Happy Canada Day!
Aside from celebrating the nation’s birthday, I’m also happy to announce two items of news today. Sometimes I think the biggest lesson of being a writer is the lesson of patience. You send out a submission, and then you wait. First, you may have to wait for up to a year before you get the news that the poem or story you coddled into existence has been accepted or rejected. Then, if rejected, you send it out again and wait. If accepted, you wait for another few months to a year before it finally appears in print or online.
This morning, I opened my email to discover that my story, Crows’ Flight, is finally about to make its public appearance in Room, issue 34.2, which has been printed, and should be on the newsstands in about a week.
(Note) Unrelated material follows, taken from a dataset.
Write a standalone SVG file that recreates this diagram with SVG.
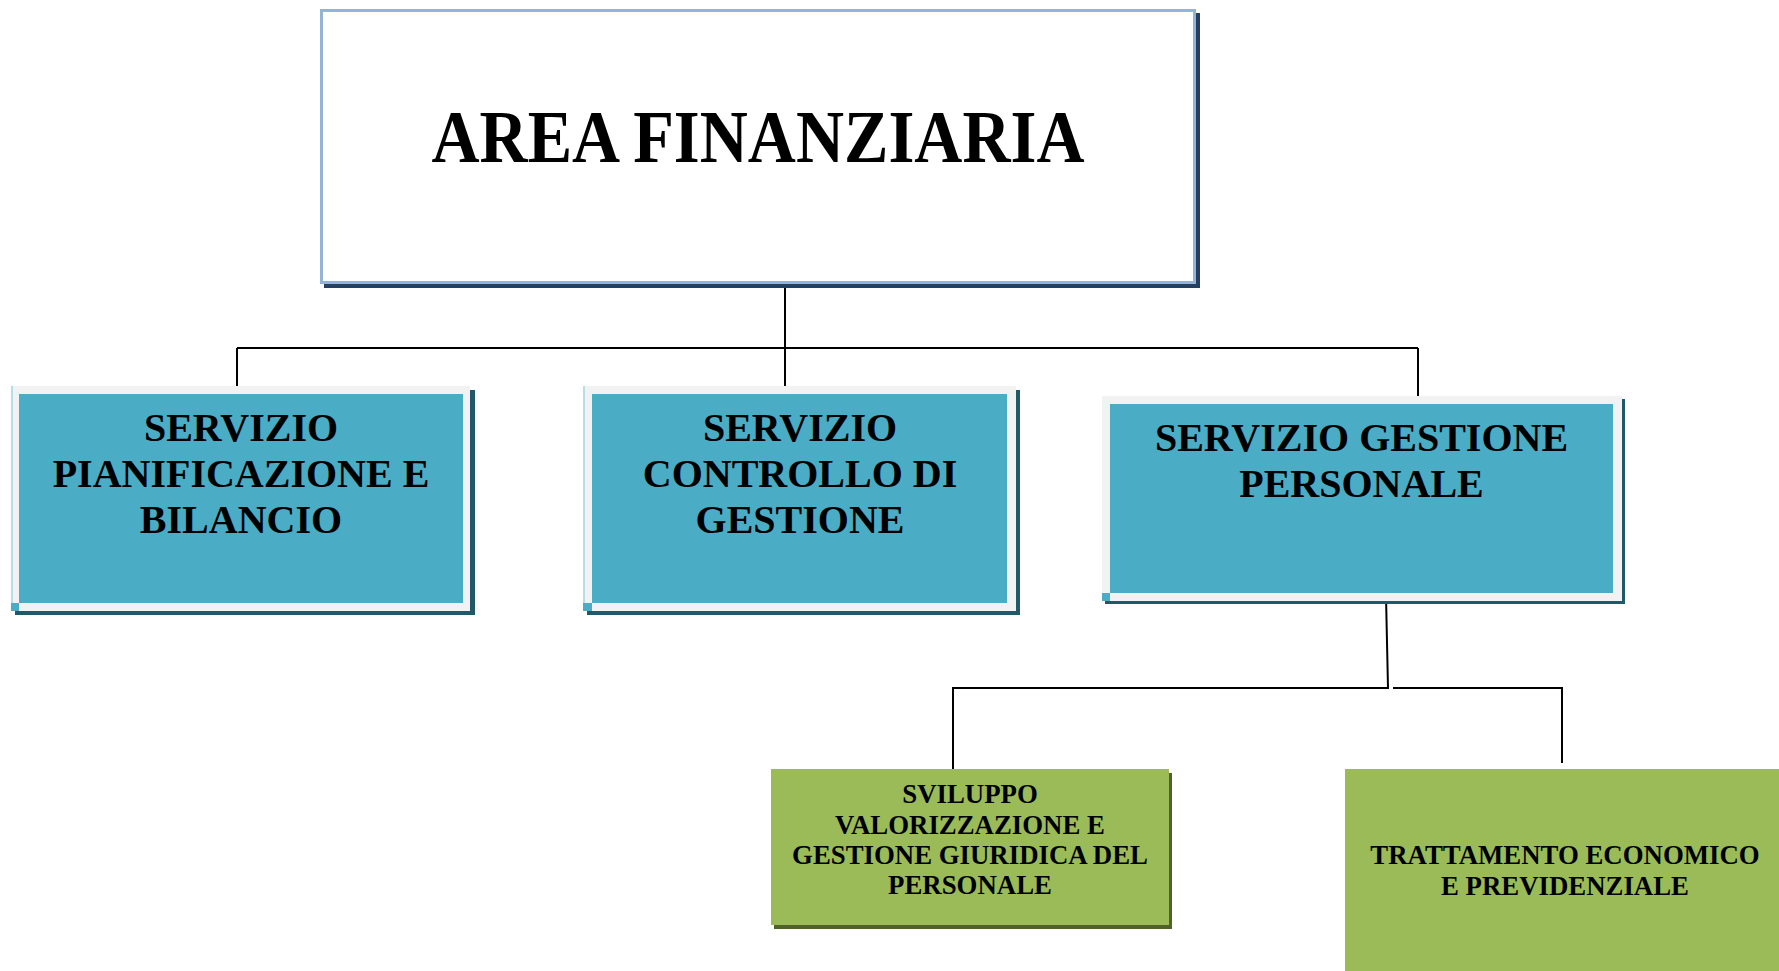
<svg xmlns="http://www.w3.org/2000/svg" width="1779" height="971" viewBox="0 0 1779 971">
<style>
.t{font-family:"Liberation Serif","Times New Roman",serif;font-weight:bold;fill:#000;text-anchor:middle}
.big{font-size:40px}
.sm{font-size:26.8px}
.shB{fill:#215968}
.bev{fill:#f2f2f2}
.blue{fill:#4bacc6}
.shG{fill:#4f6228}
.green{fill:#9bbb59}
.conn{fill:none;stroke:#000;stroke-width:2}
</style>
<rect width="1779" height="971" fill="#fff"/>
<g id="connectors">
<path class="conn" d="M785,284 V394"/>
<path class="conn" d="M237,348 H1418"/>
<path class="conn" d="M237,348 V394"/>
<path class="conn" d="M1418,348 V404"/>
<path class="conn" d="M1386,596 L1388,688 H953 V769"/>
<path class="conn" d="M1393,688 H1562 V763"/>
</g>
<g id="area-finanziaria">
<rect x="324" y="13" width="876" height="275" fill="#243f60"/>
<rect x="321.5" y="10.5" width="873" height="272" fill="#fff" stroke="#95b3d7" stroke-width="3"/>
<text class="t" x="758" y="162" font-size="74" textLength="653" lengthAdjust="spacingAndGlyphs">AREA FINANZIARIA</text>
</g>
<g id="servizio-pianificazione">
<rect class="shB" x="15" y="390" width="460" height="225"/>
<rect class="bev" x="11" y="386" width="459" height="225"/>
<rect x="11" y="386" width="2" height="225" fill="#b7dde8"/>
<rect class="blue" x="11" y="603" width="8" height="8"/>
<rect class="blue" x="19" y="394" width="444" height="209"/>
<text class="t big" x="241" y="441">SERVIZIO</text>
<text class="t big" x="241" y="487">PIANIFICAZIONE E</text>
<text class="t big" x="241" y="533">BILANCIO</text>
</g>
<g id="servizio-controllo">
<rect class="shB" x="587" y="390" width="433" height="225"/>
<rect class="bev" x="583" y="386" width="433" height="225"/>
<rect x="583" y="386" width="2" height="225" fill="#b7dde8"/>
<rect class="blue" x="583" y="603" width="9" height="8"/>
<rect class="blue" x="592" y="394" width="415" height="209"/>
<text class="t big" x="800" y="441">SERVIZIO</text>
<text class="t big" x="800" y="487">CONTROLLO DI</text>
<text class="t big" x="800" y="533">GESTIONE</text>
</g>
<g id="servizio-gestione-personale">
<rect class="shB" x="1105" y="399" width="520" height="205"/>
<rect class="bev" x="1102" y="396" width="520" height="205"/>
<rect class="blue" x="1102" y="593" width="8" height="8"/>
<rect class="blue" x="1110" y="404" width="503" height="189"/>
<text class="t big" x="1361.5" y="451">SERVIZIO GESTIONE</text>
<text class="t big" x="1361.5" y="497">PERSONALE</text>
</g>
<g id="sviluppo-valorizzazione">
<rect class="shG" x="774" y="773" width="398" height="156"/>
<rect class="green" x="771" y="769" width="398" height="156"/>
<text class="t sm" x="970" y="803">SVILUPPO</text>
<text class="t sm" x="970" y="834">VALORIZZAZIONE E</text>
<text class="t sm" x="970" y="864">GESTIONE GIURIDICA DEL</text>
<text class="t sm" x="970" y="894">PERSONALE</text>
</g>
<g id="trattamento-economico">
<rect class="green" x="1345" y="769" width="440" height="210"/>
<text class="t sm" x="1565" y="864">TRATTAMENTO ECONOMICO</text>
<text class="t sm" x="1565" y="895">E PREVIDENZIALE</text>
</g>
</svg>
I am in fantastic company in this issue. There are poems by Adele Graf, Sharon Butala and Gillian Sze and stories from Christina Wells, Kate Delany and Lenore Rowntree. There are many more, but you’ll have to read the issue to find out. If you would like to receive a copy of this issue in the mail, you may be eligible for a special “Friends of ROOM” offer: if you subscribe online using the subscription code (which you can request from me), you’ll get this issue mailed to you for free, in addition to your full subscription term. Here’s the link to subscribe: http://roommagazine.com/subscribe.html. Please note that you must subscribe, which is not free. Only this issue is free.
I also found out that SPLIT Quarterly’s third issue, SPELL, has just been posted online. Pop over and read my essay Garden. When you’re done, you can read fiction by David Atkinson and Brian Mihok, and enjoy the incredibly detailed art of Joe Pimentel. Perhaps the best place to start, after the cover, is with the editor’s note, from Richard Kriheli, who is also the founder of this fine magazine. SPLIT is, in his words, “an experiment in digital publishing designed to showcase emerging talent in the art of storytelling. We are focused on the advancement of the literary arts and seek to break the predictable trends of traditional publishing. It is said that in order to actualize change, a split from routine must be in order.”